Год спустя его не стало.
«Великая княгиня Елизавета Федоровна, великий князь Сергей Михайлович, а также князья Иоанн, Константин и Игорь Константиновичи и с ними князь Владимир Павлович Палей, сын великого князя Павла Александровича от его брака с княгиней Ольгой Валерьяновной Палей, – пишет в книге воспоминаний «В мраморном дворце» в.к. Гавриил Константинович, – были ранней весной 1918 года сосланы в Вятку, а затем в Екатеринбург. Летом 1918 г. короткое время содержались в г. Алапаевске Верхотурского уезда Пермской губернии. В ночь на 18 июля их всех повезли из Алапаевска по дороге в Синячиху. Вблизи этой дороги были старые шахты. В одну из них их сбросили живыми, кроме великого князя Сергея Михайловича, который был убит пулей в голову, а его тело сброшено также в шахту. Затем шахта была заброшена гранатами».
Чувство к ней он пронес в буквальном смысле слова до могилы. Когда выполнявшая поручение Верховного правителя Сибири адмирала Колчака следственная комиссия обнаружила в шахте под Алапаевском изуродованные тела членов царской фамилии и их приближенных, на шее великого князя Сергея Михайловича нашли золотой медальон с ее фотографией и выгравированной надписью – счастливыми датами их близости – «21 августа – Маля – 25 сентября».
«Такой души ты ль знала цену?» – приходят на ум лермонтовские строки.

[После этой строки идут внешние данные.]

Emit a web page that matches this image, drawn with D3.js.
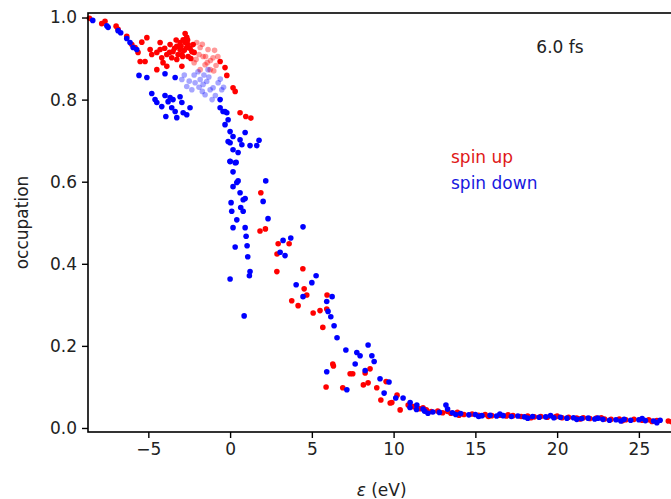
<!DOCTYPE html>
<html>
<head>
<meta charset="utf-8">
<script src="https://cdn.jsdelivr.net/npm/d3@7"></script>
<style>
  body { margin: 0; background: #fff; }
  text { font-family: "DejaVu Sans", sans-serif; }
</style>
</head>
<body>
<svg id="chart" width="671" height="499"></svg>
<script>
// occupation vs energy, 6.0 fs snapshot

let spinUp = [
    [-8.6, 0.998], [-7.85, 0.985], [-7.65, 0.991], [-6.97, 0.979], [-6.85, 0.971],
    [-6.32, 0.954], [-6.01, 0.934], [-5.81, 0.927], [-5.63, 0.915], [-5.40, 0.940],
    [-5.09, 0.951], [-5.50, 0.893], [-5.20, 0.893], [-4.89, 0.922], [-4.79, 0.910],
    [-4.48, 0.915], [-4.28, 0.939], [-4.28, 0.922], [-4.18, 0.902], [-4.10, 0.890],
    [-3.87, 0.910], [-3.67, 0.934], [-3.57, 0.902], [-3.49, 0.917], [-3.26, 0.898],
    [-3.06, 0.922], [-2.95, 0.910], [-2.75, 0.961], [-2.75, 0.939], [-2.65, 0.927],
    [-2.57, 0.905], [-2.34, 0.917], [-2.26, 0.934], [-3.06, 0.939], [-3.26, 0.930],
    [-4.48, 0.873], [-3.87, 0.881], [-2.95, 0.881], [-2.87, 0.946], [-2.57, 0.934],
    [-3.18, 0.910], [-3.4, 0.925], [-3.0, 0.930], [-2.8, 0.920], [-2.6, 0.945],
    [-2.45, 0.925], [-2.9, 0.905], [-3.7, 0.915], [-4.0, 0.925], [-2.2, 0.915],
    [-2.4, 0.900], [-3.3, 0.945], [-2.65, 0.952],
    [-0.61, 0.893], [-0.31, 0.878], [-0.20, 0.859], [0.18, 0.829], [0.31, 0.820],
    [0.61, 0.768], [0.96, 0.759], [1.27, 0.755], [1.88, 0.573], [1.83, 0.480],
    [2.16, 0.485], [2.94, 0.449], [3.61, 0.449], [2.87, 0.424], [2.86, 0.381],
    [4.45, 0.388], [4.53, 0.339], [4.69, 0.324], [3.77, 0.310], [4.16, 0.298],
    [5.08, 0.280], [5.50, 0.286], [5.93, 0.324], [5.91, 0.290], [5.67, 0.245],
    [6.28, 0.156], [6.32, 0.151], [7.34, 0.132], [7.50, 0.132], [8.26, 0.134],
    [8.56, 0.144], [8.44, 0.110], [8.15, 0.105], [5.87, 0.100], [6.89, 0.098],
    [8.97, 0.098], [9.54, 0.113], [9.22, 0.068], [9.89, 0.062], [10.21, 0.080],
    [10.40, 0.044], [10.89, 0.056], [9.79, 0.061],
    [11.2, 0.052], [11.6, 0.047], [12.0, 0.044], [12.3, 0.040], [12.7, 0.041],
    [13.0, 0.037], [13.5, 0.036], [13.9, 0.038], [14.3, 0.033], [14.8, 0.034],
    [15.2, 0.031], [15.6, 0.033], [16.0, 0.030], [16.5, 0.031], [16.9, 0.029],
    [17.3, 0.030], [17.8, 0.028], [18.2, 0.029], [18.6, 0.027], [19.0, 0.028],
    [19.4, 0.026], [19.9, 0.027], [20.3, 0.025], [20.7, 0.026], [21.2, 0.024],
    [21.6, 0.025], [22.0, 0.023], [22.4, 0.024], [22.9, 0.022], [23.3, 0.021],
    [23.8, 0.022], [24.2, 0.020], [24.7, 0.021], [25.2, 0.019], [25.6, 0.020],
    [26.1, 0.018], [26.8, 0.017],
    [11.8, 0.049], [13.3, 0.040], [14.0, 0.031], [15.8, 0.028], [17.0, 0.032],
    [18.4, 0.025], [20.0, 0.029], [21.4, 0.022], [22.7, 0.025], [24.0, 0.018],
    [25.8, 0.016], [27.0, 0.015]
];

// spin up states that fade out around -2..-1 eV
let spinUpFaded = [
    [-2.04, 0.939], [-1.83, 0.927], [-1.65, 0.905], [-1.35, 0.922], [-1.04, 0.902],
    [-2.08, 0.898], [-1.53, 0.885], [-1.22, 0.873], [-1.83, 0.873], [-0.86, 0.883],
    [-1.9, 0.910], [-1.7, 0.935], [-1.5, 0.905], [-1.2, 0.895], [-0.95, 0.920],
    [-0.75, 0.905], [-1.4, 0.890], [-2.2, 0.890], [-1.0, 0.870]
];

let spinDown = [
    [-8.40, 0.993], [-7.54, 0.980], [-7.46, 0.976], [-6.85, 0.968], [-6.69, 0.963],
    [-6.32, 0.949], [-6.12, 0.939], [-5.93, 0.927], [-5.71, 0.922], [-5.57, 0.859],
    [-5.09, 0.854], [-4.79, 0.815], [-4.59, 0.800], [-4.48, 0.793], [-4.18, 0.783],
    [-3.93, 0.759], [-3.98, 0.810], [-3.67, 0.805], [-3.79, 0.795], [-3.49, 0.800],
    [-3.26, 0.756], [-2.95, 0.793], [-2.87, 0.768], [-2.65, 0.763], [-2.45, 0.780],
    [-3.57, 0.780], [-3.36, 0.771], [-3.06, 0.807], [-3.98, 0.863], [-3.36, 0.854],
    [-0.61, 0.800], [-0.43, 0.771], [-0.20, 0.768], [-0.12, 0.751], [-0.31, 0.739],
    [0.00, 0.722], [0.18, 0.710], [0.00, 0.695], [0.18, 0.678], [0.00, 0.649],
    [0.31, 0.646], [0.18, 0.624], [0.18, 0.588], [0.41, 0.598], [-0.61, 0.780],
    [-0.31, 0.771], [0.92, 0.720], [0.61, 0.702], [-0.12, 0.698], [0.72, 0.690],
    [1.22, 0.688], [1.63, 0.688], [1.77, 0.701], [0.49, 0.671], [0.00, 0.650],
    [0.37, 0.647], [0.49, 0.602], [0.61, 0.573], [0.92, 0.559], [0.80, 0.556],
    [0.06, 0.549], [0.10, 0.528], [0.65, 0.537], [0.80, 0.528], [0.41, 0.507],
    [0.18, 0.488], [0.92, 0.488], [0.98, 0.467], [0.31, 0.441], [1.04, 0.444],
    [1.08, 0.417], [1.22, 0.381], [1.18, 0.371], [0.00, 0.363], [0.86, 0.273],
    [2.18, 0.602], [2.02, 0.552], [2.32, 0.510], [4.46, 0.490], [3.24, 0.457],
    [3.71, 0.463], [3.06, 0.428], [3.36, 0.420], [5.26, 0.371], [5.00, 0.354],
    [4.04, 0.349], [4.46, 0.320], [5.91, 0.308], [6.24, 0.320], [5.99, 0.284],
    [6.16, 0.271], [6.36, 0.249], [6.54, 0.220], [7.08, 0.190], [7.75, 0.184],
    [7.95, 0.176], [8.44, 0.202], [8.67, 0.176], [8.81, 0.162], [7.65, 0.156],
    [8.26, 0.140], [5.91, 0.137], [7.14, 0.093], [9.17, 0.120], [9.72, 0.112],
    [9.42, 0.085], [10.13, 0.073], [10.58, 0.073], [11.01, 0.062], [11.42, 0.056],
    [11.80, 0.046],
    [11.0, 0.050], [11.4, 0.045], [11.9, 0.041], [12.4, 0.039], [12.8, 0.038],
    [13.2, 0.056], [13.3, 0.046], [13.6, 0.037], [14.1, 0.035], [14.6, 0.032],
    [15.0, 0.033], [15.4, 0.030], [15.9, 0.031], [16.3, 0.029], [16.7, 0.030],
    [17.2, 0.028], [17.6, 0.029], [18.0, 0.027], [18.5, 0.028], [18.9, 0.026],
    [19.3, 0.027], [19.8, 0.025], [20.2, 0.026], [20.6, 0.024], [21.0, 0.025],
    [21.5, 0.023], [21.9, 0.024], [22.3, 0.022], [22.8, 0.021], [23.2, 0.019],
    [23.6, 0.020], [24.1, 0.021], [24.5, 0.019], [25.0, 0.020], [25.4, 0.018],
    [25.9, 0.017], [26.3, 0.019],
    [12.1, 0.036], [13.8, 0.033], [15.2, 0.028], [16.5, 0.034], [18.2, 0.024],
    [19.6, 0.030], [21.2, 0.021], [22.5, 0.024], [23.9, 0.017], [25.2, 0.023],
    [26.1, 0.013]
];

let spinDownFaded = [
    [-2.95, 0.849], [-2.65, 0.832], [-2.34, 0.824], [-2.14, 0.841], [-1.83, 0.849],
    [-1.65, 0.837], [-1.43, 0.844], [-1.22, 0.824], [-1.04, 0.829], [-0.73, 0.841],
    [-0.51, 0.824], [-1.53, 0.812], [-1.10, 0.800], [-1.96, 0.868], [-1.35, 0.873],
    [-2.5, 0.845], [-2.2, 0.860], [-1.9, 0.830], [-1.7, 0.820], [-1.3, 0.855],
    [-0.9, 0.810], [-0.6, 0.850], [-2.8, 0.860], [-1.6, 0.860], [-0.4, 0.830]
];

let xTicks = [-5, 0, 5, 10, 15, 20, 25];
let yTicks = [0.0, 0.2, 0.4, 0.6, 0.8, 1.0];

let margin = {top: 13, left: 88},
    width = 588,   // right spine falls just outside the window
    height = 419;

let svg = d3.select("#chart");
let chart = svg.append("g")
    .attr("transform", "translate(" + margin.left + "," + margin.top + ")");

let xScale = d3.scaleLinear()
    .domain([-8.69, 27.27])
    .range([0, width]);

let yScale = d3.scaleLinear()
    .domain([-0.0098, 1.011])
    .range([height, 0]);

// points
function drawPoints(dataSet, color, opacity) {
    chart.append("g")
        .selectAll("circle")
        .data(dataSet)
        .join("circle")
        .attr("cx", d => xScale(d[0]))
        .attr("cy", d => yScale(d[1]))
        .attr("r", 2.8)
        .attr("fill", color)
        .attr("fill-opacity", opacity);
}

drawPoints(spinUp, "#ff0000", 1);
drawPoints(spinDown, "#0000ff", 1);
drawPoints(spinUpFaded, "#ff0000", 0.4);
drawPoints(spinDownFaded, "#0000ff", 0.35);

// axes
let xAxis = chart.append("g")
    .attr("transform", "translate(0," + height + ")")
    .call(d3.axisBottom(xScale).tickValues(xTicks).tickSize(6).tickPadding(5)
        .tickFormat(d => d < 0 ? "\u2212" + Math.abs(d) : d));

let yAxis = chart.append("g")
    .call(d3.axisLeft(yScale).tickValues(yTicks).tickSize(6).tickPadding(5)
        .tickFormat(d3.format(".1f")));

[xAxis, yAxis].forEach(function(ax) {
    ax.select(".domain").remove();
    ax.selectAll(".tick line").attr("stroke", "#000").attr("stroke-width", 1.4);
    ax.selectAll(".tick text")
        .attr("fill", "#222")
        .style("font-size", "17px")
        .style("font-family", "DejaVu Sans");
});

// frame: left, bottom, top spines
chart.append("rect")
    .attr("x", 0)
    .attr("y", 0)
    .attr("width", width)
    .attr("height", height)
    .attr("fill", "none")
    .attr("stroke", "#000")
    .attr("stroke-width", 1.6);

// labels
svg.append("text")
    .attr("transform", "translate(28," + (margin.top + height / 2) + ") rotate(-90)")
    .attr("text-anchor", "middle")
    .style("font-size", "17px")
    .attr("fill", "#222")
    .text("occupation");

let xl = svg.append("text")
    .attr("x", margin.left + xScale(10) - 12)
    .attr("y", 496)
    .attr("text-anchor", "middle")
    .style("font-size", "17px")
    .attr("fill", "#222");
xl.append("tspan").style("font-style", "italic").text("ε");
xl.append("tspan").text(" (eV)");

svg.append("text")
    .attr("x", 560)
    .attr("y", 53)
    .attr("text-anchor", "middle")
    .style("font-size", "17px")
    .attr("fill", "#222")
    .text("6.0 fs");

svg.append("text")
    .attr("x", 451)
    .attr("y", 163)
    .style("font-size", "17px")
    .attr("fill", "#e01818")
    .text("spin up");

svg.append("text")
    .attr("x", 451)
    .attr("y", 189)
    .style("font-size", "17px")
    .attr("fill", "#1818e0")
    .text("spin down");
</script>
</body>
</html>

Ответа мы не узнаем никогда.
5
Она предавала, ее предавали.
В первый год эмиграции на виллу в Кап д'ай, где она в то время жила, принесли под Рождество почтовую открытку из Ниццы, подписанную: «Н. П. Карабчевский». Тут же, не читая, она порвала ее на мелкие кусочки, выбросила в урну. В лицемерных поздравлениях она не нуждалась!